Running an air purifier with window open is like trying to boil water with the lid off, technically possible, but slower and less effective. You’re creating an ongoing tug-of-war between indoor filtration and outdoor air intrusion. The purifier will keep working to clean the indoor air, but it’s constantly chasing new pollutants entering from outside. This makes the purifier less efficient, and in some cases, borderline pointless, especially if you’re near a highway or during pollen season. Worse, most purifiers are designed for enclosed volumes of air. An open window expands that volume infinitely and introduces an unpredictable stream of variables. You’re asking a room-specific device to handle a neighborhood-wide challenge.
That said, it’s not a strict “never do this” situation. Whether or not it’s counterproductive depends on your location and what’s in the air outside.
When Does It Make Sense to Use Both an Air Purifier and Open Windows?
Absolutely, and this is where most explanations fall short. It does make sense in certain conditions. Cross-ventilation with low pollution: If you’re in a low-pollen, low-smog environment and want to air out stale indoor air, a purifier can help catch any incidental dust or allergens coming in. During transitions: Let’s say you open the windows for 30 minutes to let in fresh air, keeping the purifier on ensures it starts filtering out whatever rides in, even before you close the window. In specific rooms: You might open windows in the kitchen while cooking but want clean air in the adjacent living space where the purifier is running. Zoning your strategy like this can make both approaches work in harmony, even with an air purifier with window open in part of the house.
Do Some Air Purifiers Perform Better Than Others in Open-Window Conditions?

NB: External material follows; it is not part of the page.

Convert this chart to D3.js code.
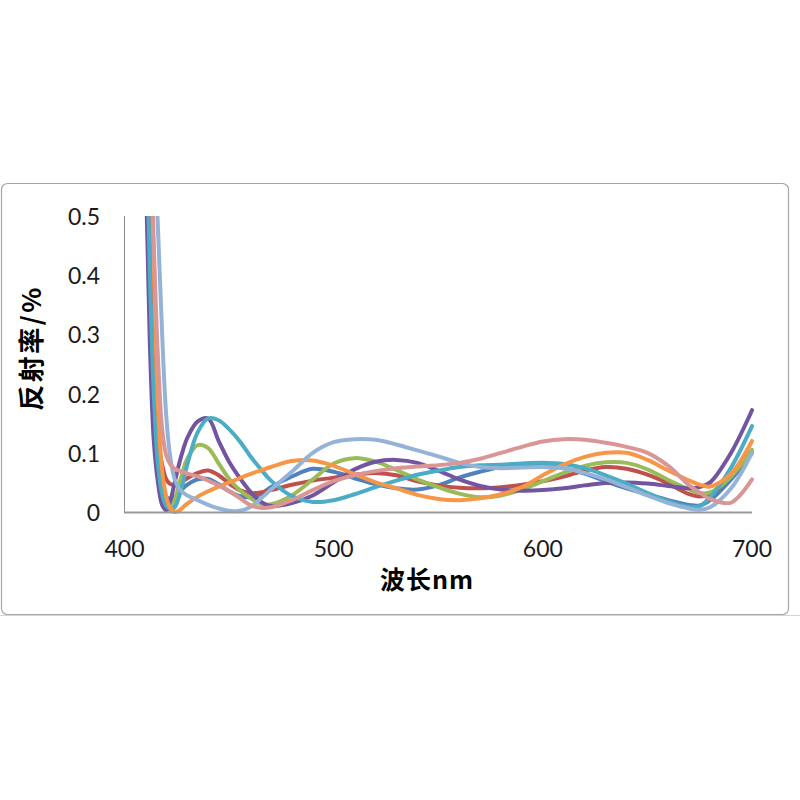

HEPA-based purifiers remain the most reliable under air purifier with window open conditions, especially if they’re designed to move a lot of air quickly (high CADR ratings). Some models also come with particle sensors that detect increased pollution levels and ramp up accordingly, handy when outdoor air intrudes. Most purifiers don’t move enough air to dominate a room’s circulation when a window’s wide open. Even a high-end unit can’t beat a cross breeze.
Ionic or ozone-based purifiers, however, are a different story. Not only do they struggle to compete with an open window’s uncontrolled air exchange, but they can also produce ozone, which becomes more volatile in humid or variable outdoor conditions. That’s a double whammy if you’re seeking cleaner air.
Purifiers with carbon filters are also less useful during high-pollution air exchange because they tend to fill up faster with new contaminants.
The most effective purifier is units with auto-sensing and turbo mode, so they respond dynamically to sudden spikes in particles. Or whole-home systems or portable units designed for large spaces (high CADR ratings) that can actually keep up with airflow dilution.
Why Location, Weather, and Season Matter in This Decision
It’s not just a difference, it’s the deciding factor. In hot, humid climates, open windows introduce moisture, hello mold and dust mites. In dry, dusty areas, you’re basically inviting desert indoors. In cold climates, you trap VOCs inside from heaters and sealed insulation. That’s when purifiers shine best, with everything closed up. In spring, open windows may unleash a pollen storm indoors. In this case, your air purifier with window open will work overtime but may not keep up, especially without a prefilter. In urban areas, traffic pollution and construction dust make window ventilation a liability more than a benefit. In the wildfire season, it’s critical to keep windows closed and rely heavily on HEPA and carbon filtration. In winter, you’re more likely to keep windows closed for warmth, but indoor air can become stale and dry, running a purifier helps maintain air quality without sacrificing heat. Coastal or rural areas in mild weather? That’s when open windows and a purifier might actually complement each other, cleaning up minimal outdoor particulates while refreshing stale indoor air.
How to Get Fresh Air and Clean Air at the Same Time: Best Practices
Open windows during times when outdoor pollution is lowest, often early morning or late evening, depending on your area’s traffic and weather patterns. Open windows in one room (like a kitchen or hallway) while keeping air purifiers running in the rooms where you sleep or work. One-way flow is better than a free-for-all. Crack one window slightly and run a fan on the opposite side of the house facing outward. That creates a pressure pull, flushing air through your home while limiting how much unfiltered outdoor air just drifts in randomly. Use a window fan to pull air out from one room and crack a window in another. This brings in fresh air while giving your purifier a fighting chance to process it before it spreads throughout the house. Create “airlocks” inside. Only open windows in lower-traffic rooms, and run your purifier in the rooms you actually live or sleep in. This creates protective “clean zones.” Use a small indoor air quality monitor to keep tabs on PM2.5, VOCs, and humidity. If numbers spike after opening windows, it’s a sign to close up and rely on the purifier. Consider installing a mechanical ventilation system with HEPA filters (like an ERV/HRV) if you want continuous airflow without sacrificing filtration.
If you must use an air purifier with window-open setups but are worried about particles, look into window screen filters (think MERV 8 mesh) that reduce outdoor junk without killing airflow.